Aim. Return, exactly as written, the lines that start at the one holding "Write a Python" and end at the one holding "plt.rcParams['mathtext.it'] = 'Liberation", with both of those lines kept. Skip any pictures.

-- Input start --

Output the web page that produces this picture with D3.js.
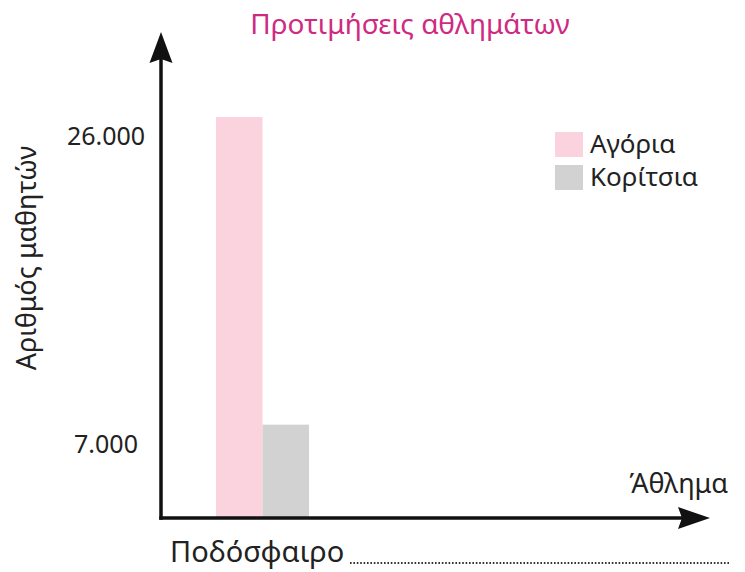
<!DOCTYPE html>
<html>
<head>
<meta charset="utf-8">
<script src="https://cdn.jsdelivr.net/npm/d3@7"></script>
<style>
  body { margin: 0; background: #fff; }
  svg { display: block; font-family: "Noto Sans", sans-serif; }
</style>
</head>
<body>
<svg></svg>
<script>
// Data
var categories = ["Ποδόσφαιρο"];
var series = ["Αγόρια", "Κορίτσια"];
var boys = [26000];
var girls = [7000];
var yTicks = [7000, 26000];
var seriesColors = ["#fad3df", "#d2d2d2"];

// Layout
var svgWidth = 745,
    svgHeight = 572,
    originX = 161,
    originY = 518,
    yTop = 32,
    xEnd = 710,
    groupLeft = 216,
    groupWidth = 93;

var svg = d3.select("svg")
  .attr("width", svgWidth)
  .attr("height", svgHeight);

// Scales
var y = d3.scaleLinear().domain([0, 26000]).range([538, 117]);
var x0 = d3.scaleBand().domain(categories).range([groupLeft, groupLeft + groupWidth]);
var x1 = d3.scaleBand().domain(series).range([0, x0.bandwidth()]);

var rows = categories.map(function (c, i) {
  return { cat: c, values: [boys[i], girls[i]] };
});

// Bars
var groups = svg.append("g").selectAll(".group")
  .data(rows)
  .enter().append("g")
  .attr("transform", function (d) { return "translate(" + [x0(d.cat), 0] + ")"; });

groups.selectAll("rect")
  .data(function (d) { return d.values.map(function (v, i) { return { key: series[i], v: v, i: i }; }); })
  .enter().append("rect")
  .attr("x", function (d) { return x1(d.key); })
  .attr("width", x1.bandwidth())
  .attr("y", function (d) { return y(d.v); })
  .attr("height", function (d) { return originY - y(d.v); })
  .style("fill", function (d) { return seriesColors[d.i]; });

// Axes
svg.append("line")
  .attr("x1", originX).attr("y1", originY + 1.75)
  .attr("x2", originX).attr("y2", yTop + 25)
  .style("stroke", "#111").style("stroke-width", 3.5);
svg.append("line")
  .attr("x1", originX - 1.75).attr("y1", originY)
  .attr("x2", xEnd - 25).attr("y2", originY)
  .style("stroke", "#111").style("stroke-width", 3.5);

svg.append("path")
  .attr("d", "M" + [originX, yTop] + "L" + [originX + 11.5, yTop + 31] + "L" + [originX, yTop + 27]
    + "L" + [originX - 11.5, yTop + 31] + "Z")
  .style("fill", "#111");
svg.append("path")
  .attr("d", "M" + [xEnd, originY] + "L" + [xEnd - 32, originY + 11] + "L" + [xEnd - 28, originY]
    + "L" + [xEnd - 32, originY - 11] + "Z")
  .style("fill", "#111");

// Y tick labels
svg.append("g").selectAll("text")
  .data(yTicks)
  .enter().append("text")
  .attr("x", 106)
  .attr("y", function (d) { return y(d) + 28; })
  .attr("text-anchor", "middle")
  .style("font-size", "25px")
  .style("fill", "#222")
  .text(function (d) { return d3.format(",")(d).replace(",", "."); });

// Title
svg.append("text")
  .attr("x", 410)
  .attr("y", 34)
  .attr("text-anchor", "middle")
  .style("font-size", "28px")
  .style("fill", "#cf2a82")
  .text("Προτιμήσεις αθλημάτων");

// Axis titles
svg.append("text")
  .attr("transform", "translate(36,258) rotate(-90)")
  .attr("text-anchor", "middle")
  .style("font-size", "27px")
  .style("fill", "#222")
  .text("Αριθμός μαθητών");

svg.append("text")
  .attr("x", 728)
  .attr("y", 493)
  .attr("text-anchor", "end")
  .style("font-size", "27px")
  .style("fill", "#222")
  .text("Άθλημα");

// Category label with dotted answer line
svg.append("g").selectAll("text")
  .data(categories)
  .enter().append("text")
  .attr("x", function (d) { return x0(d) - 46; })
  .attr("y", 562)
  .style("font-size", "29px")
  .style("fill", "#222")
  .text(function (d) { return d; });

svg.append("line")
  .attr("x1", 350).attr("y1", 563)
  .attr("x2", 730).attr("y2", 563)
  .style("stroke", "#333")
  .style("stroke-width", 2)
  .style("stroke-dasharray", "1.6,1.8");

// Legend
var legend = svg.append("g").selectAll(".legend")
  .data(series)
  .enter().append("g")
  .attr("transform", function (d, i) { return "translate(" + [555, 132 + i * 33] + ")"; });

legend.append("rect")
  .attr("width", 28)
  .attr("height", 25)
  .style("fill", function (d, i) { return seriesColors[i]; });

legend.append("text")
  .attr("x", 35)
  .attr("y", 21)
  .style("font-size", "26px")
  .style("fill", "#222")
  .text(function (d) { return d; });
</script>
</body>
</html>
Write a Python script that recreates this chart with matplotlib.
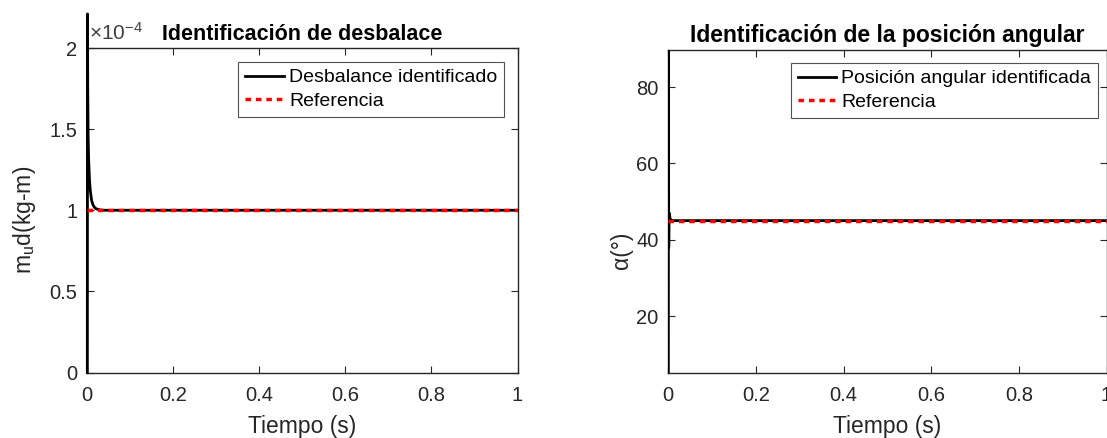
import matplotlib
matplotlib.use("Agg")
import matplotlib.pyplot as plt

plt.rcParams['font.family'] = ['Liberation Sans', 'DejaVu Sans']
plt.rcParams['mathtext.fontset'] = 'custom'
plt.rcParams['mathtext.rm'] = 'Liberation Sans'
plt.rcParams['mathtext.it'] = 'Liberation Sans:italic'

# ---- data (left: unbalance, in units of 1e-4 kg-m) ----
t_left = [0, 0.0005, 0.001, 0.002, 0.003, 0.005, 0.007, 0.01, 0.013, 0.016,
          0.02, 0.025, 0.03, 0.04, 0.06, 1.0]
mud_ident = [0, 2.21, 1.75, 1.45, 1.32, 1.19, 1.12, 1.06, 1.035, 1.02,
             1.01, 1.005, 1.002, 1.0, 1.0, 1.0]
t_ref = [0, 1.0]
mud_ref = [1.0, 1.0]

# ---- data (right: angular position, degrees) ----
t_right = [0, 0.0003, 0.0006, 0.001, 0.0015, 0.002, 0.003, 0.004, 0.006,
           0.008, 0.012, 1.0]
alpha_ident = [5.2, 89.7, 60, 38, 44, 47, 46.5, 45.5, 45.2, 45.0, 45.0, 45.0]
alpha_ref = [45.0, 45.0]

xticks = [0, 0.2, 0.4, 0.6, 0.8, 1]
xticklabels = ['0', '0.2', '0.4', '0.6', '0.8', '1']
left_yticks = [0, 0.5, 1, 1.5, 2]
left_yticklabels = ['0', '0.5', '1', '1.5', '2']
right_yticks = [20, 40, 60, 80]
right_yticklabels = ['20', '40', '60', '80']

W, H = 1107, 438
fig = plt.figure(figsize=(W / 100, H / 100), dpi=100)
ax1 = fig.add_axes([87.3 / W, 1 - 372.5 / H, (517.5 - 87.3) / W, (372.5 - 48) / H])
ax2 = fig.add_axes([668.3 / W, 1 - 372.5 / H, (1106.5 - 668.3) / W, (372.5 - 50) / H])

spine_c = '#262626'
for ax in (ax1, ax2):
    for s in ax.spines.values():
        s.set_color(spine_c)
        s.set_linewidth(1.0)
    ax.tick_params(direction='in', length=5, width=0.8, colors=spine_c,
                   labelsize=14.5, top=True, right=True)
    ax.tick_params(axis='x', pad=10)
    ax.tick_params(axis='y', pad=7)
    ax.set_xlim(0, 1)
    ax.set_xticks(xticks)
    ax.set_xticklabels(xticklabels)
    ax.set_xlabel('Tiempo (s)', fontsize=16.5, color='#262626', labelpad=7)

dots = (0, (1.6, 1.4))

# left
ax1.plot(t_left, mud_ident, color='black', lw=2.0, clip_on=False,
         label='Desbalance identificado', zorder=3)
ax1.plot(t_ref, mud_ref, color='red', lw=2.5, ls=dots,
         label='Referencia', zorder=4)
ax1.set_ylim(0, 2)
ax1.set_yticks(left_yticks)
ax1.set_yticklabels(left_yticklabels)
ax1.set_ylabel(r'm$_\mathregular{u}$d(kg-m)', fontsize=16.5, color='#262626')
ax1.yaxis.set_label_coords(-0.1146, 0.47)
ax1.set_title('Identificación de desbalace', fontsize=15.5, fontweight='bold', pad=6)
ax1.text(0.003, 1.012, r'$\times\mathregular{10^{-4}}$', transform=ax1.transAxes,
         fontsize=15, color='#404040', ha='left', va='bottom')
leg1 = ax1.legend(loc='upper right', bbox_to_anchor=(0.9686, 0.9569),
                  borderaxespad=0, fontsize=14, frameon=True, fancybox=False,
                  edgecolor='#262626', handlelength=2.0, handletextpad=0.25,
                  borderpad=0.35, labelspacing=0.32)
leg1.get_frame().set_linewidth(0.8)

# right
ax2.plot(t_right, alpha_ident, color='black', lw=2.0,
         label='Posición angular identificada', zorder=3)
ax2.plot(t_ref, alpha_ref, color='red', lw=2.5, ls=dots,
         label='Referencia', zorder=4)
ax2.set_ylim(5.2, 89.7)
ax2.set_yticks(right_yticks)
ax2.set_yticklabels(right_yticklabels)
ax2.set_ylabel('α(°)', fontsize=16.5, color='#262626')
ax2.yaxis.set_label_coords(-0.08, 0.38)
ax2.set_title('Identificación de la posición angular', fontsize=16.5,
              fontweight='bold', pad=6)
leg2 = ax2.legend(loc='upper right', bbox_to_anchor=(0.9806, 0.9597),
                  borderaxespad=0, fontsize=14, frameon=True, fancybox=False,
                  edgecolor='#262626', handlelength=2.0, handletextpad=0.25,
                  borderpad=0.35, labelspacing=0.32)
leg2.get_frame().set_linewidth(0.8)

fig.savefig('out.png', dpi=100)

-- Input end --

Exercise result.
Write a Python script that recreates this chart with matplotlib.
import matplotlib
matplotlib.use("Agg")
import matplotlib.pyplot as plt

plt.rcParams['font.family'] = ['Liberation Sans', 'DejaVu Sans']
plt.rcParams['mathtext.fontset'] = 'custom'
plt.rcParams['mathtext.rm'] = 'Liberation Sans'
plt.rcParams['mathtext.it'] = 'Liberation Sans:italic'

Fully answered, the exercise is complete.